WEST SACRAMENTO, CALIF. − Pablo López has already started his rehab.
“I got a crazy lower-body workout in today already,” the Twins’ ace starter said Wednesday with a rueful smile. “I will find ways to stay healthy.”
Too bad he couldn’t do so a day earlier. López walked off the mound Tuesday, when he felt soreness in his shoulder, and on Wednesday he learned what that soreness meant: He has suffered a Grade 2 strain of the teres major, a muscle that attaches to the scapula (commonly known as the shoulder blade).
It’s the same condition that Joe Ryan experienced last Aug. 7, and the prognosis is the same. It will take two or three months to heal, which was season-ending for Ryan, but gives López reasonable assurance that he will pitch again this season.
Like Ryan a year ago, the pain López feels doesn’t seem nearly so serious.
“I hated it. I hated the idea yesterday, I hate it today. I’m going to hate every single second and day of it,” said López, who was placed on the injured list Thursday. “I was hopeful, based on the things I felt, the way I was feeling this morning. I was like, ‘It feels more like soreness really than anything.’”

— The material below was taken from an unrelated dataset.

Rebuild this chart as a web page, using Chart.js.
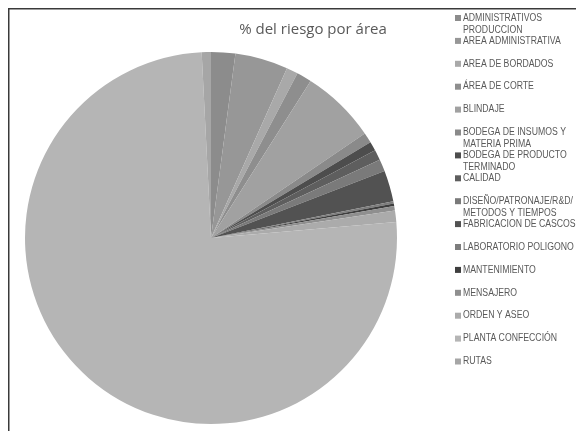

But it’s far more serious, and a serious blow to the Twins, too. They have the pitching depth to get through his absence but not many pitchers can equal López’s 2.84 ERA.
“It’s obviously not something that any of us want to see, Pablo first and all of us as well, but we’re not sitting here having dire thoughts,” manager Rocco Baldelli said. “We fully expect him to be back this year and pitching for us a good amount. We’re going to stay optimistic and let him do his thing.”